Los Angeles was enabled by the river, at least in part, and now Los Angeles in turn enables the river. The idea that the way forward for this environment is to somehow attempt to recapture some kind of natural, pre-human state should recognise that the river is comprised of effluence and affluence as much as anything else.
In fact, the river exists as a constant flow only because of these human interventions. Fletcher's essay states that the river was actually dry in summer, and then flooding in winter; only in forcing the river down the channel, and enhancing it with run-off and sewage, does it achieve this "steady state". Fletcher says, "In the sense that the river has more continually running water than it has had in its post-colonial history, it is by many definitions more a *river* today than it ever was."
Equally, contemporary thinking about ecosystems—such as the second part of Adam Curtis's "All Watched Over By Machines Of Loving Grace"—suggests that nature is not some harmonious, steady-state system, with zero waste and maximum design efficiency. Fletcher also describes this updated thinking:
"Stability in nature is an illusion; moreover, non-natural factors such as urbanization, global warming, and the heat-island effect all have to be included in the ecological equation. Thus the native versus exotic debate is oversimplified; the landscape assemblages should not be mistaken as the cause of environmental degradation, when they are actually an ecologically appropriate result." (Fletcher, in The Infrastructural City, Varnelis (ed.), 2008)
The river has cultural value as much as environmental, as indicated by the numerous movies and other artefacts that have used it as scenery. At this present time, it is in an in-between state, a form of linear liminal zone. It is both accessible and inaccessible; movies like Drive suggest that it is some kind of gilt-edged urban park, the ideal place for a young family to play on a Saturday afternoon, albeit a getaway driver’s young family.
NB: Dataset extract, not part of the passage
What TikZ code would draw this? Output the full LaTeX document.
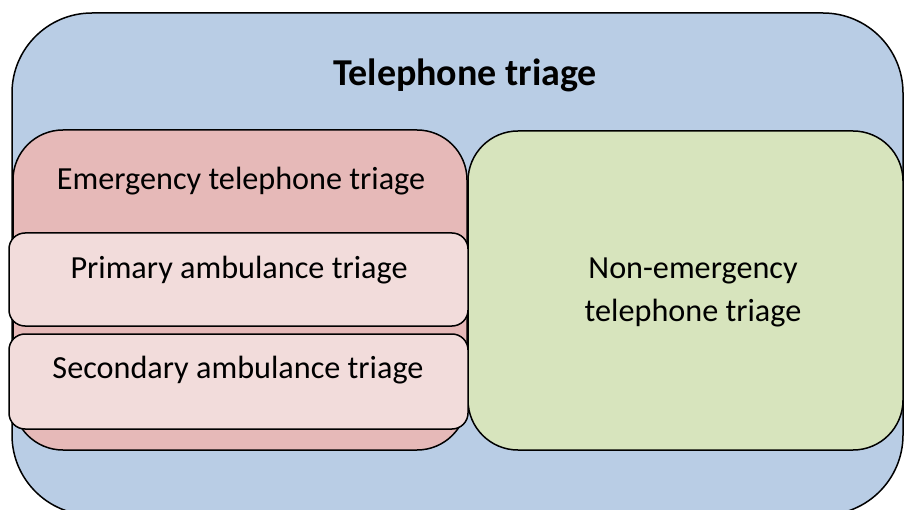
\documentclass[tikz,border=0pt]{standalone}
\usepackage{fontspec}
\setmainfont{Carlito}
\usetikzlibrary{positioning}
\definecolor{outerblue}{HTML}{B9CDE5}
\definecolor{emred}{HTML}{E6B9B8}
\definecolor{subpink}{HTML}{F2DCDB}
\definecolor{nongreen}{HTML}{D7E4BD}
\tikzset{
    box/.style = {rectangle, draw=black, line width=1.5pt, inner sep=0pt},
    outerbox/.style = {box, rounded corners=80pt, fill=outerblue},
    bigbox/.style = {box, rounded corners=50pt},
    subbox/.style = {box, rounded corners=16pt, fill=subpink},
    txt/.style = {font=\fontsize{32.2}{43}\selectfont, align=center},
    titletxt/.style = {font=\fontsize{38}{44}\selectfont\bfseries}
}
\begin{document}
\begin{tikzpicture}[x=1pt,y=1pt]
%
\useasboundingbox (0,0) rectangle (904,509);
\clip (0,0) rectangle (904,509);
%
\node[outerbox, minimum width=891pt, minimum height=502pt] at (457.5,245) (tel) {};
\node[bigbox, fill=emred, minimum width=454pt, minimum height=320pt] at (240,219) (emerg) {};
\node[bigbox, fill=nongreen, minimum width=435pt, minimum height=319pt] at (685.5,218.5) (nonem) {};
\node[subbox, minimum width=459pt, minimum height=93pt] at (238.5,229.5) (prim) {};
\node[subbox, minimum width=459pt, minimum height=95pt] at (238.5,127.5) (sec) {};
%
\node[titletxt] at (465,434) (teltxt) {Telephone triage};
\node[txt] at (241,328) (emergtxt) {Emergency telephone triage};
\node[txt] at (239,239) (primtxt) {Primary ambulance triage};
\node[txt] at (238,139) (sectxt) {Secondary ambulance triage};
\node[txt] at (693,217) (nonemtxt) {Non-emergency\\telephone triage};

\end{tikzpicture}
\end{document}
The movies indicate that it is one of the most spectacular settings in a city made from celluloid, and yet it is also sometimes mundane, banal, largely forgotten. At its clearest, I will never forget watching the paradox of people cleaning their clothes in sewage. It is hybrid. It is not something we can clean up. In an interesting adjacency, it occurs to me that “revitalising” or “recovering” the river might be as flawed as the idea of “the recovery” that Benjamin Bratton had taken down at Postopolis LA a few days earlier.
Walking the river as it is now is essential to understanding these kind of urban systems, essential to thinking about how to take hybrid environments forward, rather than work against the grain of history by looking backwards.
Rivers tend not to go backwards, after all. And resilient cities also adapt, finding new ways to flow, just as rivers do.